Cut My Life Into Pieces

A few months ago, astronomers noticed that a well-known asteroid that orbits the sun way out past Mars had sprouted a long, comet-like tail.

Now, data from the Hubble Telescope reveals that something has set 6478 Gault off kilter and it's self-destructing, spinning itself into pieces.

"It could have been on the brink of instability for 10 million years," University of Hawaii astronomer Jan Kleyna, who led the research into Gault's new tail, said in a press release. "Even a tiny disturbance, like a small impact from a pebble, might have triggered the recent outbursts."

This Is My Last Re-YORP

Scientists from NASA and the European Space Agency (ESA) suspect that Gault has fallen victim to the YORP effect, in which sunlight hitting the asteroid heats its surface, causing a shift in the asteroid's momentum.

Sometimes, as the astronomers suspect is the case with Gault, this momentum can speed up the asteroid's spin to the point that it begins to disintegrate. The long tail that appeared in January could be debris given off by a series of landslide as Gault began to spin faster.

While NASA and ESA scientists approximate that roughly one of the 800,000 asteroids orbiting between Mars and Jupiter goes through a so-called YORP disruption every year, being able to directly study the materials that Gault shreds off of itself could help astronomers better understand the history of our solar system.

Disintegration, Debrising

But the YORP effect may not spell doom for Gault. Insider reports that it's certainly possible that 6478 Gault could disintegrate into nothing. But it's also possible that the asteroid's gravitational pull will manage to hold enough debris together that a new version of Gault is reborn.
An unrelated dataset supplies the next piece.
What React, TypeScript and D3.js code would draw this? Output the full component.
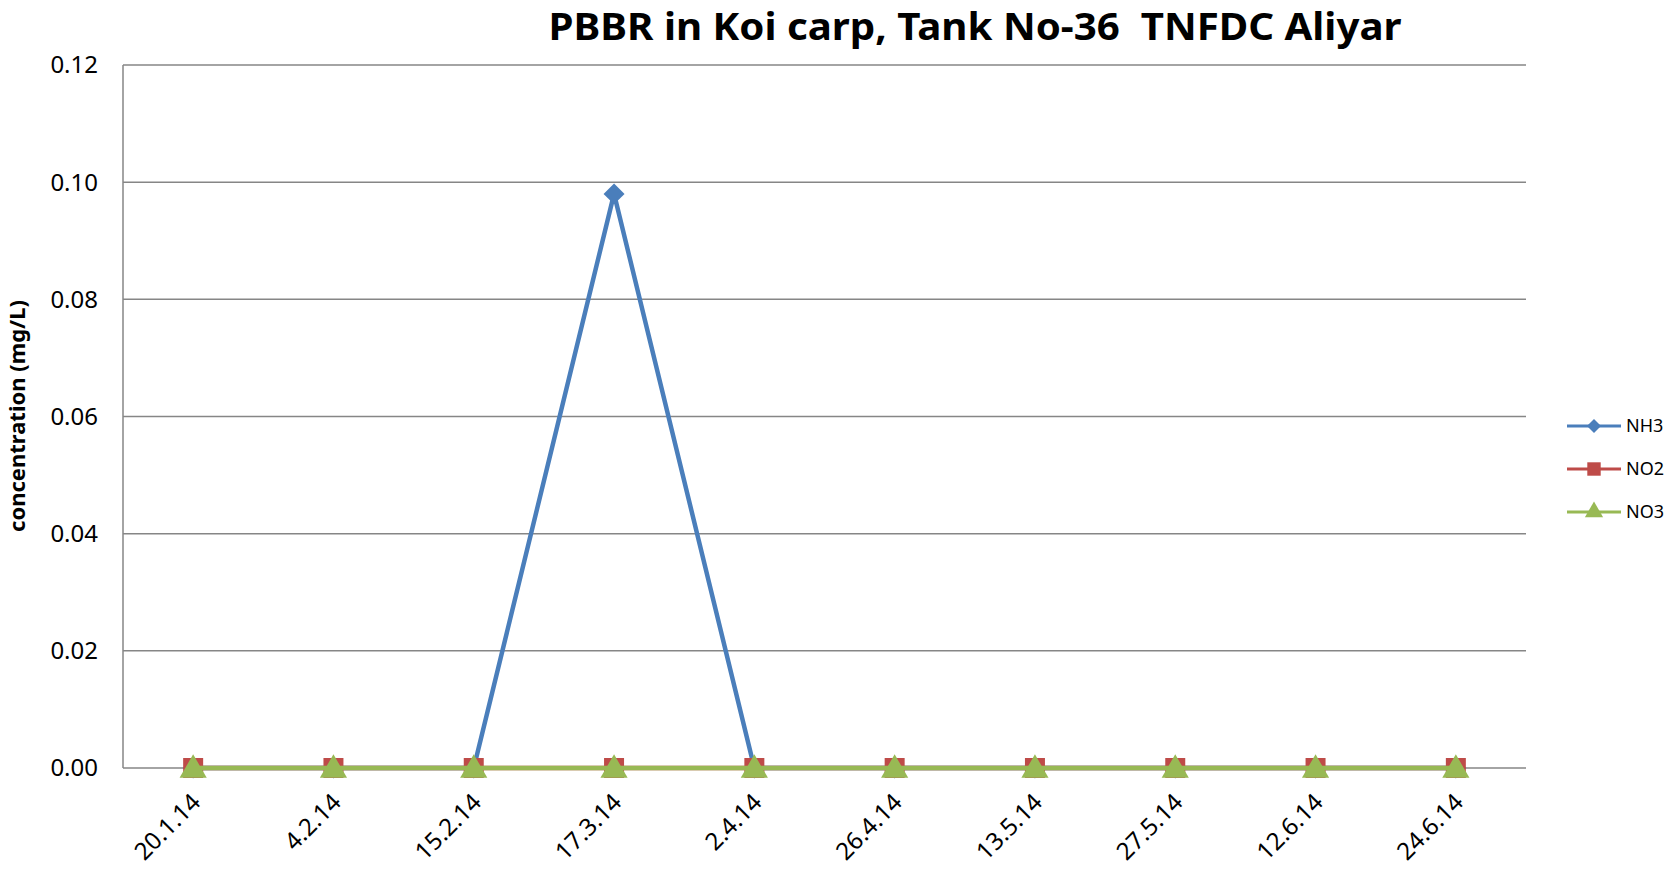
import React, { useEffect, useRef } from 'react';
import * as d3 from 'd3';

const dates = ['20.1.14', '4.2.14', '15.2.14', '17.3.14', '2.4.14', '26.4.14', '13.5.14', '27.5.14', '12.6.14', '24.6.14'];
const nh3 = [0, 0, 0, 0.098, 0, 0, 0, 0, 0, 0];
const no2 = [0, 0, 0, 0, 0, 0, 0, 0, 0, 0];
const no3 = [0, 0, 0, 0, 0, 0, 0, 0, 0, 0];
const yTicks = [0, 0.02, 0.04, 0.06, 0.08, 0.1, 0.12];

const width = 1665;
const height = 869;
const font = "'Noto Sans', 'Open Sans', sans-serif";

const series = [
  { name: 'NH3', values: nh3, color: '#4A7EBB', symbol: d3.symbolSquare, size: 220, rot: 45 },
  { name: 'NO2', values: no2, color: '#BE4B48', symbol: d3.symbolSquare, size: 400, rot: 0 },
  { name: 'NO3', values: no3, color: '#98B954', symbol: d3.symbolTriangle, size: 320, rot: 0 },
];

const App = () => {
  const ref = useRef<SVGSVGElement>(null);

  useEffect(() => {
    document.body.style.margin = '0';
    const svg = d3.select(ref.current);
    svg.selectAll('*').remove();

    const m = { left: 123, right: 1526, top: 65, bottom: 768 };
    const x = d3.scaleBand().domain(dates).range([m.left, m.right]);
    const y = d3.scaleLinear().domain([0, 0.12]).range([m.bottom, m.top]);
    const cx = (d: string) => (x(d) as number) + x.bandwidth() / 2;

    // gridlines
    svg.append('g')
      .selectAll('line')
      .data(yTicks.slice(1))
      .enter()
      .append('line')
      .attr('x1', m.left).attr('x2', m.right)
      .attr('y1', d => y(d)).attr('y2', d => y(d))
      .attr('stroke', '#868686').attr('stroke-width', 1.5);

    // axes
    svg.append('line').attr('x1', m.left).attr('x2', m.left).attr('y1', m.top).attr('y2', m.bottom)
      .attr('stroke', '#868686').attr('stroke-width', 1.5);
    svg.append('line').attr('x1', m.left).attr('x2', m.right).attr('y1', m.bottom).attr('y2', m.bottom)
      .attr('stroke', '#868686').attr('stroke-width', 1.5);

    // y tick labels
    svg.append('g')
      .selectAll('text')
      .data(yTicks)
      .enter()
      .append('text')
      .attr('x', 98)
      .attr('y', d => y(d))
      .attr('dy', '0.35em')
      .attr('text-anchor', 'end')
      .style('font-family', font)
      .style('font-size', '24px')
      .text(d => d.toFixed(2));

    // x tick labels
    svg.append('g')
      .selectAll('text')
      .data(dates)
      .enter()
      .append('text')
      .attr('transform', d => `translate(${cx(d) - 3},${m.bottom + 24}) rotate(-45)`)
      .attr('text-anchor', 'end')
      .attr('dy', '0.7em')
      .style('font-family', font)
      .style('font-size', '24px')
      .text(d => d);

    // lines + markers, series drawn in order so NO3 ends on top
    const line = d3.line<number>().x((_, i) => cx(dates[i])).y(d => y(d));
    series.forEach(s => {
      svg.append('path')
        .datum(s.values)
        .attr('d', line)
        .attr('fill', 'none')
        .attr('stroke', s.color)
        .attr('stroke-width', 4.5);
      svg.append('g')
        .selectAll('path')
        .data(s.values)
        .enter()
        .append('path')
        .attr('d', d3.symbol().type(s.symbol).size(s.size))
        .attr('transform', (d, i) => `translate(${cx(dates[i])},${y(d) + (s.symbol === d3.symbolTriangle ? 2 : 0)}) rotate(${s.rot})`)
        .attr('fill', s.color);
    });

    // title
    svg.append('text')
      .attr('x', 975)
      .attr('y', 40)
      .attr('text-anchor', 'middle')
      .attr('textLength', 853)
      .attr('lengthAdjust', 'spacingAndGlyphs')
      .style('white-space', 'pre')
      .style('font-family', font)
      .style('font-weight', 'bold')
      .style('font-size', '38px')
      .text('PBBR in Koi carp, Tank No-36  TNFDC Aliyar');

    // y axis title
    svg.append('text')
      .attr('transform', 'translate(25,416) rotate(-90)')
      .attr('text-anchor', 'middle')
      .style('font-family', font)
      .style('font-weight', 'bold')
      .style('font-size', '22px')
      .text('concentration (mg/L)');

    // legend
    const legend = svg.append('g')
      .selectAll('g')
      .data(series)
      .enter()
      .append('g')
      .attr('transform', (d, i) => `translate(1567,${426 + i * 43})`);
    legend.append('line')
      .attr('x1', 0).attr('x2', 54)
      .attr('stroke', d => d.color).attr('stroke-width', 3);
    legend.append('path')
      .attr('d', d => d3.symbol().type(d.symbol).size(d.size * 0.45)())
      .attr('transform', d => `translate(27,0) rotate(${d.rot})`)
      .attr('fill', d => d.color);
    legend.append('text')
      .attr('x', 59)
      .attr('dy', '0.35em')
      .style('font-family', font)
      .style('font-size', '18px')
      .text(d => d.name);
  }, []);

  return (
    <svg ref={ref} width={width} height={height} style={{ display: 'block', background: '#fff' }}></svg>
  );
};

export default App;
"In all cases, this will release a lot of dust, which will be spectacular," Olivier Hainaut, another astronomer who worked on the research, told Business Insider. "The radiation pressure from the sun will disperse the dust, leaving either the new Gault or the binary/multiple system behind."

READ MORE: The Hubble telescope caught an asteroid ripping itself to pieces due to the 'YORP effect' [Insider]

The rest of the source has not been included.